* **SET TASK**
Reproduce the listing below word for word, with no pictures.

* **DATA**

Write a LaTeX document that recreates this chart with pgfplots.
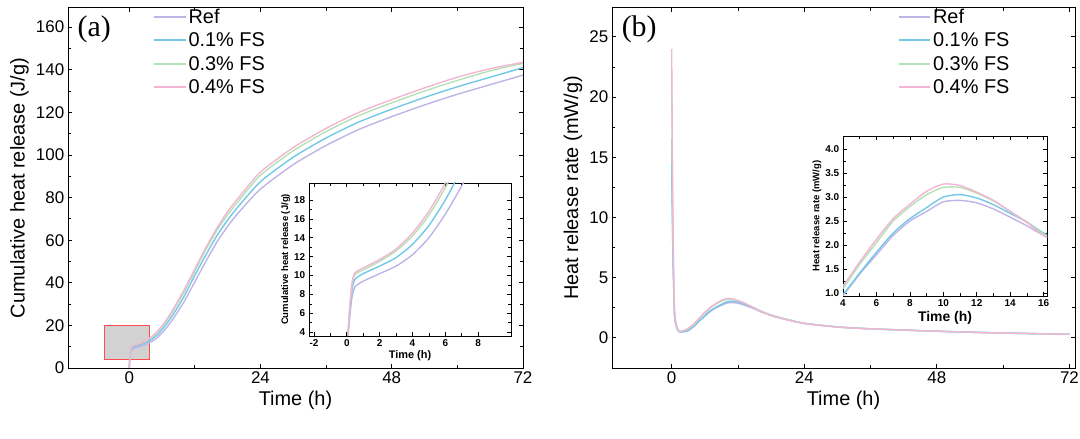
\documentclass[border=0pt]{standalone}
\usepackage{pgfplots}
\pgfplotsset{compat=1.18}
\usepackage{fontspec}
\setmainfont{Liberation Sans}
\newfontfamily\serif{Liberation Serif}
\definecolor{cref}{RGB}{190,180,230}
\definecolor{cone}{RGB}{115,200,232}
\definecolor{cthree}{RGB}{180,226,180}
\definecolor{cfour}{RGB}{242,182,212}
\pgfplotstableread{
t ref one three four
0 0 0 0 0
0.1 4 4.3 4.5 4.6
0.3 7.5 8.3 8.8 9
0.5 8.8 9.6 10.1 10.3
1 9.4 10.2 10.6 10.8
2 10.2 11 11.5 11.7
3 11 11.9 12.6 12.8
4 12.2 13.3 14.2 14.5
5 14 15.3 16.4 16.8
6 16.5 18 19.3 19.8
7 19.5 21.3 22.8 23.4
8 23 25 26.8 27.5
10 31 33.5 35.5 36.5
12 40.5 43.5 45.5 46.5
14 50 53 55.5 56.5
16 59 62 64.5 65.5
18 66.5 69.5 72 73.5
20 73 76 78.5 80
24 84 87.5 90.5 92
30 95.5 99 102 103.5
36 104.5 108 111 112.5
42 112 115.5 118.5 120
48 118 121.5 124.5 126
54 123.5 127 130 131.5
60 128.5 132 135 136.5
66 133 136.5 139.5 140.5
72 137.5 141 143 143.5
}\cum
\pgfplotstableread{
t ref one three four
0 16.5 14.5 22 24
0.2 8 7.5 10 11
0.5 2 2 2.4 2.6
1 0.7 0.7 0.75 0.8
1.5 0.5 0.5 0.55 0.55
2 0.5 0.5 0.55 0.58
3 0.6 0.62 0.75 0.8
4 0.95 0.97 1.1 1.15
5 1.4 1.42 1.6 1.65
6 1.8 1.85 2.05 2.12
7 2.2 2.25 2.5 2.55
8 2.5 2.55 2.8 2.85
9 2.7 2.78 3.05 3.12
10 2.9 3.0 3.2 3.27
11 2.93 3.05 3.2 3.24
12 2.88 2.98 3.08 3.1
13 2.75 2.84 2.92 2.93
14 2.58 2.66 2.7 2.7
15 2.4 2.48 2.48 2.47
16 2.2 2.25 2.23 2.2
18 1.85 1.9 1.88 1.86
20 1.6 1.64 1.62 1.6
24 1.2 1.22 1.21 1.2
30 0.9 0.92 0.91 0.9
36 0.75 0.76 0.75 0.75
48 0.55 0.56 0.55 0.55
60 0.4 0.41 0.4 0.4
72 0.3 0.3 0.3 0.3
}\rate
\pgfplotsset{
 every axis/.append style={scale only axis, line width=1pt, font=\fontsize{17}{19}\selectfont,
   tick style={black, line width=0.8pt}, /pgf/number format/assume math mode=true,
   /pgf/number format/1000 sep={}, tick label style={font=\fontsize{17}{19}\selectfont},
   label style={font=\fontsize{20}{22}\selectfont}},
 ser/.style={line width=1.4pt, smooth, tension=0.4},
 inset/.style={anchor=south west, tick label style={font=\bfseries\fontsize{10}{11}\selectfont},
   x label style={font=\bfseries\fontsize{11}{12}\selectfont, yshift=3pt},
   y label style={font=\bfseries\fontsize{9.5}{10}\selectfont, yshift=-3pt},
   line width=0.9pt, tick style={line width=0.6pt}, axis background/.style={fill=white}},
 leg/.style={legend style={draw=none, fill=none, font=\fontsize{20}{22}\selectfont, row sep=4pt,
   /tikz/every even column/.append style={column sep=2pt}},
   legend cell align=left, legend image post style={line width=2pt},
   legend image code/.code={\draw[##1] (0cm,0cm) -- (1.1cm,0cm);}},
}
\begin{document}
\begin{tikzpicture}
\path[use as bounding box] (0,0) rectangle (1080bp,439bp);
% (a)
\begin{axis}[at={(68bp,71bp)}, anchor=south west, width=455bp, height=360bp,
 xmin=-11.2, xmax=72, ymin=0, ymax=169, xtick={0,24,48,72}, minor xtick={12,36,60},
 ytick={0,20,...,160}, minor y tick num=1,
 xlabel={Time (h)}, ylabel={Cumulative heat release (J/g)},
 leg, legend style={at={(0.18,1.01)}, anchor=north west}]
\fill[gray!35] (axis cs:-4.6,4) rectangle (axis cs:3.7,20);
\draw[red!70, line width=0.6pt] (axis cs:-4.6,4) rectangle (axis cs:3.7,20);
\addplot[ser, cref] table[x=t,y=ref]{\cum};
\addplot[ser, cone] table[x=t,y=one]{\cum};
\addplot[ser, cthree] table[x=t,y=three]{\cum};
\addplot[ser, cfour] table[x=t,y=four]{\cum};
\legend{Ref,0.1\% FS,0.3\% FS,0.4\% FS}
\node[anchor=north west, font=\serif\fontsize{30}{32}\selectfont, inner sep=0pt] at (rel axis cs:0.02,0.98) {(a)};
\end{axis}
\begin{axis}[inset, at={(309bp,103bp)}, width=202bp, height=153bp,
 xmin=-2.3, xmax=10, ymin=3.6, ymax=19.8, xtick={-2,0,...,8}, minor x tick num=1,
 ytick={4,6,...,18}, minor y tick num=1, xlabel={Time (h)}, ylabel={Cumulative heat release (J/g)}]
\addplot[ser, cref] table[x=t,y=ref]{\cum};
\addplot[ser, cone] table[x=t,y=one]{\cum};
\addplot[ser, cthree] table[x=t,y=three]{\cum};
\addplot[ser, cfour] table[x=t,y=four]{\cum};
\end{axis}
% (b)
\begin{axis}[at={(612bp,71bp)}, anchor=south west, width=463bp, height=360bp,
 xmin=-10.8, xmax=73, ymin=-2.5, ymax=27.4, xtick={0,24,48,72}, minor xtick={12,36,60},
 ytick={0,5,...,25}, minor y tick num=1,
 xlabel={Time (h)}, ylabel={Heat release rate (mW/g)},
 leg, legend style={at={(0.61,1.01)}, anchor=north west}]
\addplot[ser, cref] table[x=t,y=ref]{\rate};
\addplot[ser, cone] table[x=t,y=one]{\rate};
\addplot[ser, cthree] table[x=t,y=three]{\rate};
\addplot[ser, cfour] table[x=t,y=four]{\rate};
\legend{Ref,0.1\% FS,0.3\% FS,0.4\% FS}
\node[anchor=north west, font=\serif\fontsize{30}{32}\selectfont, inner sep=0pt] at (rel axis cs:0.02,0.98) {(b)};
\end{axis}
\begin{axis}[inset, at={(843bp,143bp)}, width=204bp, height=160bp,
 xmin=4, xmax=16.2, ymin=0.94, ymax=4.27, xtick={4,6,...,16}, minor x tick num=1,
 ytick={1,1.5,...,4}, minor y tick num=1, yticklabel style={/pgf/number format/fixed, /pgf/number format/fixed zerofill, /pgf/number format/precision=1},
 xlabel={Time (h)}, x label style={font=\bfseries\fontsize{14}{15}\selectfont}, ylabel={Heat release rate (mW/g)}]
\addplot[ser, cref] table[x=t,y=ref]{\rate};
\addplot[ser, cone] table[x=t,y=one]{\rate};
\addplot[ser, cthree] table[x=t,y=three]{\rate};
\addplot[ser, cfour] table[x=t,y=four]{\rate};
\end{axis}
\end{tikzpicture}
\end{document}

* **EXERCISE RESPONSE**
Write a LaTeX document that recreates this chart with pgfplots.
\documentclass[border=0pt]{standalone}
\usepackage{pgfplots}
\pgfplotsset{compat=1.18}
\usepackage{fontspec}
\setmainfont{Liberation Sans}
\newfontfamily\serif{Liberation Serif}
\definecolor{cref}{RGB}{190,180,230}
\definecolor{cone}{RGB}{115,200,232}
\definecolor{cthree}{RGB}{180,226,180}
\definecolor{cfour}{RGB}{242,182,212}
\pgfplotstableread{
t ref one three four
0 0 0 0 0
0.1 4 4.3 4.5 4.6
0.3 7.5 8.3 8.8 9
0.5 8.8 9.6 10.1 10.3
1 9.4 10.2 10.6 10.8
2 10.2 11 11.5 11.7
3 11 11.9 12.6 12.8
4 12.2 13.3 14.2 14.5
5 14 15.3 16.4 16.8
6 16.5 18 19.3 19.8
7 19.5 21.3 22.8 23.4
8 23 25 26.8 27.5
10 31 33.5 35.5 36.5
12 40.5 43.5 45.5 46.5
14 50 53 55.5 56.5
16 59 62 64.5 65.5
18 66.5 69.5 72 73.5
20 73 76 78.5 80
24 84 87.5 90.5 92
30 95.5 99 102 103.5
36 104.5 108 111 112.5
42 112 115.5 118.5 120
48 118 121.5 124.5 126
54 123.5 127 130 131.5
60 128.5 132 135 136.5
66 133 136.5 139.5 140.5
72 137.5 141 143 143.5
}\cum
\pgfplotstableread{
t ref one three four
0 16.5 14.5 22 24
0.2 8 7.5 10 11
0.5 2 2 2.4 2.6
1 0.7 0.7 0.75 0.8
1.5 0.5 0.5 0.55 0.55
2 0.5 0.5 0.55 0.58
3 0.6 0.62 0.75 0.8
4 0.95 0.97 1.1 1.15
5 1.4 1.42 1.6 1.65
6 1.8 1.85 2.05 2.12
7 2.2 2.25 2.5 2.55
8 2.5 2.55 2.8 2.85
9 2.7 2.78 3.05 3.12
10 2.9 3.0 3.2 3.27
11 2.93 3.05 3.2 3.24
12 2.88 2.98 3.08 3.1
13 2.75 2.84 2.92 2.93
14 2.58 2.66 2.7 2.7
15 2.4 2.48 2.48 2.47
16 2.2 2.25 2.23 2.2
18 1.85 1.9 1.88 1.86
20 1.6 1.64 1.62 1.6
24 1.2 1.22 1.21 1.2
30 0.9 0.92 0.91 0.9
36 0.75 0.76 0.75 0.75
48 0.55 0.56 0.55 0.55
60 0.4 0.41 0.4 0.4
72 0.3 0.3 0.3 0.3
}\rate
\pgfplotsset{
 every axis/.append style={scale only axis, line width=1pt, font=\fontsize{17}{19}\selectfont,
   tick style={black, line width=0.8pt}, /pgf/number format/assume math mode=true,
   /pgf/number format/1000 sep={}, tick label style={font=\fontsize{17}{19}\selectfont},
   label style={font=\fontsize{20}{22}\selectfont}},
 ser/.style={line width=1.4pt, smooth, tension=0.4},
 inset/.style={anchor=south west, tick label style={font=\bfseries\fontsize{10}{11}\selectfont},
   x label style={font=\bfseries\fontsize{11}{12}\selectfont, yshift=3pt},
   y label style={font=\bfseries\fontsize{9.5}{10}\selectfont, yshift=-3pt},
   line width=0.9pt, tick style={line width=0.6pt}, axis background/.style={fill=white}},
 leg/.style={legend style={draw=none, fill=none, font=\fontsize{20}{22}\selectfont, row sep=4pt,
   /tikz/every even column/.append style={column sep=2pt}},
   legend cell align=left, legend image post style={line width=2pt},
   legend image code/.code={\draw[##1] (0cm,0cm) -- (1.1cm,0cm);}},
}
\begin{document}
\begin{tikzpicture}
\path[use as bounding box] (0,0) rectangle (1080bp,439bp);
% (a)
\begin{axis}[at={(68bp,71bp)}, anchor=south west, width=455bp, height=360bp,
 xmin=-11.2, xmax=72, ymin=0, ymax=169, xtick={0,24,48,72}, minor xtick={12,36,60},
 ytick={0,20,...,160}, minor y tick num=1,
 xlabel={Time (h)}, ylabel={Cumulative heat release (J/g)},
 leg, legend style={at={(0.18,1.01)}, anchor=north west}]
\fill[gray!35] (axis cs:-4.6,4) rectangle (axis cs:3.7,20);
\draw[red!70, line width=0.6pt] (axis cs:-4.6,4) rectangle (axis cs:3.7,20);
\addplot[ser, cref] table[x=t,y=ref]{\cum};
\addplot[ser, cone] table[x=t,y=one]{\cum};
\addplot[ser, cthree] table[x=t,y=three]{\cum};
\addplot[ser, cfour] table[x=t,y=four]{\cum};
\legend{Ref,0.1\% FS,0.3\% FS,0.4\% FS}
\node[anchor=north west, font=\serif\fontsize{30}{32}\selectfont, inner sep=0pt] at (rel axis cs:0.02,0.98) {(a)};
\end{axis}
\begin{axis}[inset, at={(309bp,103bp)}, width=202bp, height=153bp,
 xmin=-2.3, xmax=10, ymin=3.6, ymax=19.8, xtick={-2,0,...,8}, minor x tick num=1,
 ytick={4,6,...,18}, minor y tick num=1, xlabel={Time (h)}, ylabel={Cumulative heat release (J/g)}]
\addplot[ser, cref] table[x=t,y=ref]{\cum};
\addplot[ser, cone] table[x=t,y=one]{\cum};
\addplot[ser, cthree] table[x=t,y=three]{\cum};
\addplot[ser, cfour] table[x=t,y=four]{\cum};
\end{axis}
% (b)
\begin{axis}[at={(612bp,71bp)}, anchor=south west, width=463bp, height=360bp,
 xmin=-10.8, xmax=73, ymin=-2.5, ymax=27.4, xtick={0,24,48,72}, minor xtick={12,36,60},
 ytick={0,5,...,25}, minor y tick num=1,
 xlabel={Time (h)}, ylabel={Heat release rate (mW/g)},
 leg, legend style={at={(0.61,1.01)}, anchor=north west}]
\addplot[ser, cref] table[x=t,y=ref]{\rate};
\addplot[ser, cone] table[x=t,y=one]{\rate};
\addplot[ser, cthree] table[x=t,y=three]{\rate};
\addplot[ser, cfour] table[x=t,y=four]{\rate};
\legend{Ref,0.1\% FS,0.3\% FS,0.4\% FS}
\node[anchor=north west, font=\serif\fontsize{30}{32}\selectfont, inner sep=0pt] at (rel axis cs:0.02,0.98) {(b)};
\end{axis}
\begin{axis}[inset, at={(843bp,143bp)}, width=204bp, height=160bp,
 xmin=4, xmax=16.2, ymin=0.94, ymax=4.27, xtick={4,6,...,16}, minor x tick num=1,
 ytick={1,1.5,...,4}, minor y tick num=1, yticklabel style={/pgf/number format/fixed, /pgf/number format/fixed zerofill, /pgf/number format/precision=1},
 xlabel={Time (h)}, x label style={font=\bfseries\fontsize{14}{15}\selectfont}, ylabel={Heat release rate (mW/g)}]
\addplot[ser, cref] table[x=t,y=ref]{\rate};
\addplot[ser, cone] table[x=t,y=one]{\rate};
\addplot[ser, cthree] table[x=t,y=three]{\rate};
\addplot[ser, cfour] table[x=t,y=four]{\rate};
\end{axis}
\end{tikzpicture}
\end{document}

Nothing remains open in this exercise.